▶ EXTRACTED DATA
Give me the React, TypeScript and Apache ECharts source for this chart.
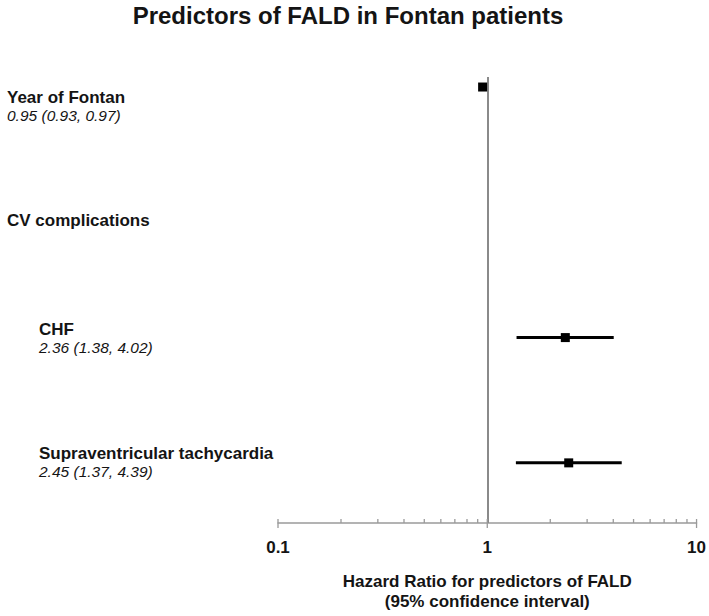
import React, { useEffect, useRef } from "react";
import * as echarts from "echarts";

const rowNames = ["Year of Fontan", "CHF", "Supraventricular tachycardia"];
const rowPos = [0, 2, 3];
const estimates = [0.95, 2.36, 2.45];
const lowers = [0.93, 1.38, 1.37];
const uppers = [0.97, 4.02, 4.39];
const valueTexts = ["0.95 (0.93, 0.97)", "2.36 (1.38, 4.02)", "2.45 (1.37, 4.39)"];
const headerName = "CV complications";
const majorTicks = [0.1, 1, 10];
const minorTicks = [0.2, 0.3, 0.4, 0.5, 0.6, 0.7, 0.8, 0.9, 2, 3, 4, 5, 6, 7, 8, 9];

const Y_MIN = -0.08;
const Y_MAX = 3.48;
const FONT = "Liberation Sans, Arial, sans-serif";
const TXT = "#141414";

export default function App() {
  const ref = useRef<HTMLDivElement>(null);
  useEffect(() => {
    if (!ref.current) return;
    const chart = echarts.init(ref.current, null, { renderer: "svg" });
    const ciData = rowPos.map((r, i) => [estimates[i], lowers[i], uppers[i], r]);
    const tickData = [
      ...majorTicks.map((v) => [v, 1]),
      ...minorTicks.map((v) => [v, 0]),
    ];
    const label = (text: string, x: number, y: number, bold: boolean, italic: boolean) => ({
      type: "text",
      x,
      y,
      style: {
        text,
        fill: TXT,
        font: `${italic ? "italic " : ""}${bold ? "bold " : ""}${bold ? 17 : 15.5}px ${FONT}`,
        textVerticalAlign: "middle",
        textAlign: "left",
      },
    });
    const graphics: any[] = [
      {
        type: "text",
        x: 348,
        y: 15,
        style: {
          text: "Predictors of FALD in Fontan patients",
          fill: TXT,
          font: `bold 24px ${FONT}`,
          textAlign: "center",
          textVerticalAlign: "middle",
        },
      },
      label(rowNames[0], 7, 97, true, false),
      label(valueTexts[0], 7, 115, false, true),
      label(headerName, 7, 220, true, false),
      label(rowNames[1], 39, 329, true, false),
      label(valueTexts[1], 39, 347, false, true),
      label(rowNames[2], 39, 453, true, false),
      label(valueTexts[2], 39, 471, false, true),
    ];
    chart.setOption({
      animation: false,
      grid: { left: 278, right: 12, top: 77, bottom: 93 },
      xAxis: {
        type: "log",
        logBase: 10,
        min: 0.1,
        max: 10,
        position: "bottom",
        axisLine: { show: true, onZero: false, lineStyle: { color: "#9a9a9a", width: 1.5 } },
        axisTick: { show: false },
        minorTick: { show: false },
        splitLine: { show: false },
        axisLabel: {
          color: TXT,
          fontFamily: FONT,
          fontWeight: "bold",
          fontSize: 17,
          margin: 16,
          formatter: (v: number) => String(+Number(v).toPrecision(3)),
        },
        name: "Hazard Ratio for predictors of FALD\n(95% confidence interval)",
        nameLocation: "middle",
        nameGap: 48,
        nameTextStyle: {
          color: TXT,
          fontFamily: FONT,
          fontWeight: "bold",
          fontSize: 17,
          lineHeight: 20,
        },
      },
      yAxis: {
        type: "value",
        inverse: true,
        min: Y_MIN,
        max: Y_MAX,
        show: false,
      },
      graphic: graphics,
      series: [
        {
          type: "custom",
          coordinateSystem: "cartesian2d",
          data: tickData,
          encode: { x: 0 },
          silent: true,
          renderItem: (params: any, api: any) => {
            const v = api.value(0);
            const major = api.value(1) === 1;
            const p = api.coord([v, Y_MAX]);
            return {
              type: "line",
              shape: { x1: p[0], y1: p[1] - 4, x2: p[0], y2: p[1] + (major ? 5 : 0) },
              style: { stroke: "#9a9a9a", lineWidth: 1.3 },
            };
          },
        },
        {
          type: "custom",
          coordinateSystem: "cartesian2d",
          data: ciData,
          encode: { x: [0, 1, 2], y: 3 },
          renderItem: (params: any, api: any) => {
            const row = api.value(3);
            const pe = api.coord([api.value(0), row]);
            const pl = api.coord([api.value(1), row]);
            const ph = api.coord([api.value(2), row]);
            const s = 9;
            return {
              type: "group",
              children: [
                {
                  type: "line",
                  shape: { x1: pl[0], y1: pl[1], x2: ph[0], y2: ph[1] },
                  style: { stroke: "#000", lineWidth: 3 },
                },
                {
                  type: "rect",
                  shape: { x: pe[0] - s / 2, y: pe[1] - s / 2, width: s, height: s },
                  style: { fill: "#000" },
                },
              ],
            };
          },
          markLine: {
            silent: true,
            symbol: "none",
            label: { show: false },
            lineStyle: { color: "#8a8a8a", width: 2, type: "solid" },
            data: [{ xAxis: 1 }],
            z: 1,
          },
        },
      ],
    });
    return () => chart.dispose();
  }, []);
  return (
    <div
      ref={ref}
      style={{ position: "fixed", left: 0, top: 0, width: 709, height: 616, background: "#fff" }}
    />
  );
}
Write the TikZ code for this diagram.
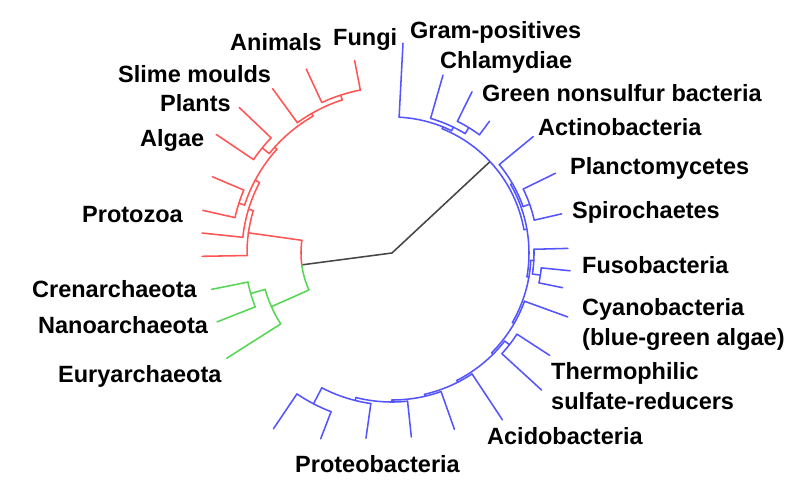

▶ EXERCISE INSTRUCTIONS
Skip the pictures and print each record exactly as it stands.

▶ TASK RESULT
Give me the React, TypeScript and Apache ECharts source for this chart.
import React, { useEffect, useRef } from "react";
import * as echarts from "echarts";

const rowNames = ["Year of Fontan", "CHF", "Supraventricular tachycardia"];
const rowPos = [0, 2, 3];
const estimates = [0.95, 2.36, 2.45];
const lowers = [0.93, 1.38, 1.37];
const uppers = [0.97, 4.02, 4.39];
const valueTexts = ["0.95 (0.93, 0.97)", "2.36 (1.38, 4.02)", "2.45 (1.37, 4.39)"];
const headerName = "CV complications";
const majorTicks = [0.1, 1, 10];
const minorTicks = [0.2, 0.3, 0.4, 0.5, 0.6, 0.7, 0.8, 0.9, 2, 3, 4, 5, 6, 7, 8, 9];

const Y_MIN = -0.08;
const Y_MAX = 3.48;
const FONT = "Liberation Sans, Arial, sans-serif";
const TXT = "#141414";

export default function App() {
  const ref = useRef<HTMLDivElement>(null);
  useEffect(() => {
    if (!ref.current) return;
    const chart = echarts.init(ref.current, null, { renderer: "svg" });
    const ciData = rowPos.map((r, i) => [estimates[i], lowers[i], uppers[i], r]);
    const tickData = [
      ...majorTicks.map((v) => [v, 1]),
      ...minorTicks.map((v) => [v, 0]),
    ];
    const label = (text: string, x: number, y: number, bold: boolean, italic: boolean) => ({
      type: "text",
      x,
      y,
      style: {
        text,
        fill: TXT,
        font: `${italic ? "italic " : ""}${bold ? "bold " : ""}${bold ? 17 : 15.5}px ${FONT}`,
        textVerticalAlign: "middle",
        textAlign: "left",
      },
    });
    const graphics: any[] = [
      {
        type: "text",
        x: 348,
        y: 15,
        style: {
          text: "Predictors of FALD in Fontan patients",
          fill: TXT,
          font: `bold 24px ${FONT}`,
          textAlign: "center",
          textVerticalAlign: "middle",
        },
      },
      label(rowNames[0], 7, 97, true, false),
      label(valueTexts[0], 7, 115, false, true),
      label(headerName, 7, 220, true, false),
      label(rowNames[1], 39, 329, true, false),
      label(valueTexts[1], 39, 347, false, true),
      label(rowNames[2], 39, 453, true, false),
      label(valueTexts[2], 39, 471, false, true),
    ];
    chart.setOption({
      animation: false,
      grid: { left: 278, right: 12, top: 77, bottom: 93 },
      xAxis: {
        type: "log",
        logBase: 10,
        min: 0.1,
        max: 10,
        position: "bottom",
        axisLine: { show: true, onZero: false, lineStyle: { color: "#9a9a9a", width: 1.5 } },
        axisTick: { show: false },
        minorTick: { show: false },
        splitLine: { show: false },
        axisLabel: {
          color: TXT,
          fontFamily: FONT,
          fontWeight: "bold",
          fontSize: 17,
          margin: 16,
          formatter: (v: number) => String(+Number(v).toPrecision(3)),
        },
        name: "Hazard Ratio for predictors of FALD\n(95% confidence interval)",
        nameLocation: "middle",
        nameGap: 48,
        nameTextStyle: {
          color: TXT,
          fontFamily: FONT,
          fontWeight: "bold",
          fontSize: 17,
          lineHeight: 20,
        },
      },
      yAxis: {
        type: "value",
        inverse: true,
        min: Y_MIN,
        max: Y_MAX,
        show: false,
      },
      graphic: graphics,
      series: [
        {
          type: "custom",
          coordinateSystem: "cartesian2d",
          data: tickData,
          encode: { x: 0 },
          silent: true,
          renderItem: (params: any, api: any) => {
            const v = api.value(0);
            const major = api.value(1) === 1;
            const p = api.coord([v, Y_MAX]);
            return {
              type: "line",
              shape: { x1: p[0], y1: p[1] - 4, x2: p[0], y2: p[1] + (major ? 5 : 0) },
              style: { stroke: "#9a9a9a", lineWidth: 1.3 },
            };
          },
        },
        {
          type: "custom",
          coordinateSystem: "cartesian2d",
          data: ciData,
          encode: { x: [0, 1, 2], y: 3 },
          renderItem: (params: any, api: any) => {
            const row = api.value(3);
            const pe = api.coord([api.value(0), row]);
            const pl = api.coord([api.value(1), row]);
            const ph = api.coord([api.value(2), row]);
            const s = 9;
            return {
              type: "group",
              children: [
                {
                  type: "line",
                  shape: { x1: pl[0], y1: pl[1], x2: ph[0], y2: ph[1] },
                  style: { stroke: "#000", lineWidth: 3 },
                },
                {
                  type: "rect",
                  shape: { x: pe[0] - s / 2, y: pe[1] - s / 2, width: s, height: s },
                  style: { fill: "#000" },
                },
              ],
            };
          },
          markLine: {
            silent: true,
            symbol: "none",
            label: { show: false },
            lineStyle: { color: "#8a8a8a", width: 2, type: "solid" },
            data: [{ xAxis: 1 }],
            z: 1,
          },
        },
      ],
    });
    return () => chart.dispose();
  }, []);
  return (
    <div
      ref={ref}
      style={{ position: "fixed", left: 0, top: 0, width: 709, height: 616, background: "#fff" }}
    />
  );
}
Write the TikZ code for this diagram.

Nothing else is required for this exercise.